Duncan Smith: As a child, I was a prodigious liar

"We lie because we are reinforced for doing so" - Marc Wilson, Professor of Psychology, Victoria University

As a child lying seemed to come easily, naturally. Whether my lies were told to impress gullible schoolmates or to deceive trusting parents, they sprang freely from my lips.

I remember, aged seven and we shifted from Ranfurly, a small Central Otago village to the bustling metropolis of mid-sixties Hamilton.

My reading level was very poor for my age and to remedy this I was put into primer one to get the basics skills under my belt.

Being a 'big seven year' old placed in a class alongside all these 'little five year olds' I felt out of place and deeply humiliated.

I was super motivated by the humiliation and worked like a Trojan to improve my reading.

The first day of the next term I was put back into a class with kids my own age - a huge relief but also a major challenge.

Most of my classmates knew each other well, many had been in kindergarten together.
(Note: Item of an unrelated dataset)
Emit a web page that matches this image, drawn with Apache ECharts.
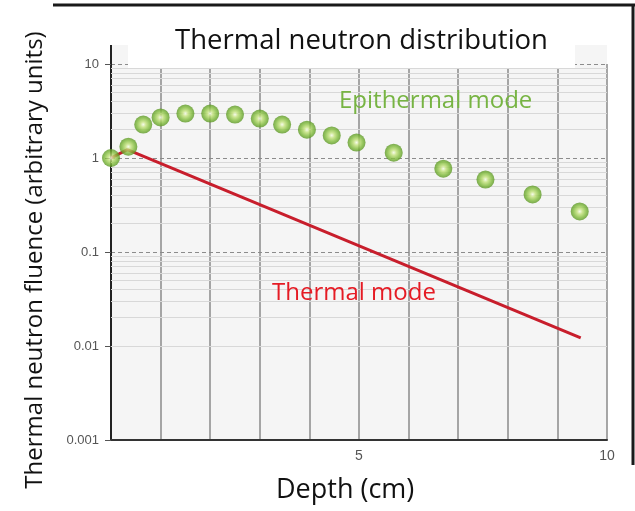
<!DOCTYPE html>
<html>
<head>
<meta charset="utf-8">
<script src="https://cdn.jsdelivr.net/npm/echarts@6/dist/echarts.min.js"></script>
<style>html,body{margin:0;padding:0;background:#fff;}#c{width:635px;height:511px;}</style>
</head>
<body>
<div id="c"></div>
<script>
// Epithermal mode points [depth cm, fluence]
const epiDepth = [0, 0.35, 0.65, 1.0, 1.5, 2.0, 2.5, 3.0, 3.45, 3.95, 4.45, 4.95, 5.7, 6.7, 7.55, 8.5, 9.45];
const epiValue = [1.0, 1.32, 2.27, 2.7, 2.97, 2.97, 2.9, 2.63, 2.27, 2.0, 1.74, 1.46, 1.14, 0.77, 0.59, 0.41, 0.27];
// Thermal mode line
const thDepth = [0, 0.33, 9.47];
const thValue = [1.0, 1.23, 0.0122];
// axis ticks
const yMajor = [0.001, 0.01, 0.1, 1, 10];
const xLabels = [5, 10];
const minorMult = [2, 3, 4, 5, 6, 7, 8, 9];

const minorLines = [];
for (let i = 0; i < yMajor.length - 1; i++) {
  for (const m of minorMult) minorLines.push({ yAxis: yMajor[i] * m });
}

const chart = echarts.init(document.getElementById('c'));
const FONT = 'Open Sans';
chart.setOption({
  animation: false,
  backgroundColor: '#fff',
  grid: { left: 111, right: 28, top: 64, bottom: 71, show: true, backgroundColor: '#f5f5f5', borderWidth: 0 },
  title: {
    text: 'Thermal neutron distribution',
    left: 170, top: 22, z: 20,
    textStyle: { fontFamily: FONT, fontSize: 27.5, fontWeight: 'normal', color: '#111' }
  },
  xAxis: {
    type: 'value', min: 0, max: 10, interval: 1,
    axisLine: { show: true, lineStyle: { color: '#333', width: 2 } },
    axisTick: { show: false },
    axisLabel: { margin: 9, color: '#555', fontSize: 14, fontFamily: 'Liberation Sans',
      formatter: v => xLabels.indexOf(v) >= 0 ? String(v) : '' },
    splitLine: { show: true, lineStyle: { color: '#8a8a8a', width: 1.5 } }
  },
  yAxis: {
    type: 'log', min: 0.001, max: 10, logBase: 10,
    axisLine: { show: true, lineStyle: { color: '#222', width: 2 } },
    axisTick: { show: true, length: 6, lineStyle: { color: '#555' } },
    axisLabel: { margin: 12, color: '#555', fontSize: 13, fontFamily: 'Liberation Sans',
      formatter: v => String(+v.toPrecision(3)) },
    splitLine: { show: true, lineStyle: { color: '#8c8c8c', type: [4, 3], width: 1 } }
  },
  series: [
    {
      type: 'line', data: [], z: 1, silent: true,
      markLine: { silent: true, z: 1, symbol: 'none', label: { show: false }, animation: false,
        lineStyle: { color: '#d8d8d8', type: 'solid', width: 1 }, data: minorLines }
    },
    {
      name: 'Thermal mode', type: 'line', z: 3,
      data: thDepth.map((d, i) => [d, thValue[i]]),
      showSymbol: false, lineStyle: { color: '#c81e2c', width: 3 }
    },
    {
      name: 'Epithermal mode', type: 'scatter', z: 4,
      data: epiDepth.map((d, i) => [d, epiValue[i]]),
      symbolSize: 18,
      itemStyle: {
        color: { type: 'radial', x: 0.5, y: 0.5, r: 0.5,
          colorStops: [
            { offset: 0, color: '#f6fce8' },
            { offset: 0.3, color: '#c2e27a' },
            { offset: 0.7, color: '#80bb3a' },
            { offset: 1, color: '#5a9624' }
          ] }
      }
    }
  ],
  graphic: [
    { type: 'rect', shape: { x: 111, y: 45, width: 496, height: 19 }, style: { fill: '#f5f5f5' }, z: 0 },
    { type: 'line', shape: { x1: 111, y1: 45, x2: 111, y2: 64 }, style: { stroke: '#222', lineWidth: 2 }, z: 5 },
    { type: 'rect', shape: { x: 128, y: 8, width: 447, height: 60 }, style: { fill: '#fff' }, z: 15 },
    { type: 'line', shape: { x1: 53, y1: 5, x2: 635, y2: 5 }, style: { stroke: '#1a1a1a', lineWidth: 3 }, z: 16 },
    { type: 'line', shape: { x1: 633, y1: 5, x2: 633, y2: 465 }, style: { stroke: '#1a1a1a', lineWidth: 3 }, z: 16 },
    { type: 'text', left: 339, top: 89, z: 16,
      style: { text: 'Epithermal mode', fill: '#77b443', font: '24px "Open Sans"' } },
    { type: 'text', left: 272, top: 281, z: 16,
      style: { text: 'Thermal mode', fill: '#e51b24', font: '24px "Open Sans"' } },
    { type: 'text', left: 276, top: 477, z: 16,
      style: { text: 'Depth (cm)', fill: '#111', font: '27px "Open Sans"' } },
    { type: 'text', x: 35, y: 260, rotation: Math.PI / 2, z: 16,
      style: { text: 'Thermal neutron fluence (arbitrary units)', fill: '#111', font: '24px "Open Sans"',
        align: 'center', verticalAlign: 'middle' } }
  ]
});
</script>
</body>
</html>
I felt like a real outsider.

Having been blessed (or cursed) with a fertile imagination I soon found I could exploit their complete lack of knowledge about my past by filling it out with colourful anecdotes - lies.

I told tall tales about living on a high country station, riding a palomino horse and mustering amongst the snow-capped mountains. I claimed expertise in trout fishing, duck shooting and deer stalking. And I was a crack shot with a 303!

The truth, of course, was much more mundane. Did my classmates believe me and my tall (macho) tales? It's hard from this distance to gauge what they thought.

Lying certainly helped me create an identity (albeit false) for myself and fed or at least comforted my ego, so bruised by the demotion to primer one.

What strikes me about this now is how naturally I fell upon this lying behaviour to improve my lot.

Our society is held together not just by a shared commitment to truth but also by the understanding that we all lie to each other.

Lies get really bad press and sometimes of course lies and lying are hugely destructive and profoundly evil. There are times though when we really don't want to hear the truth, where a lie is the kindest, most helpful offering we can make.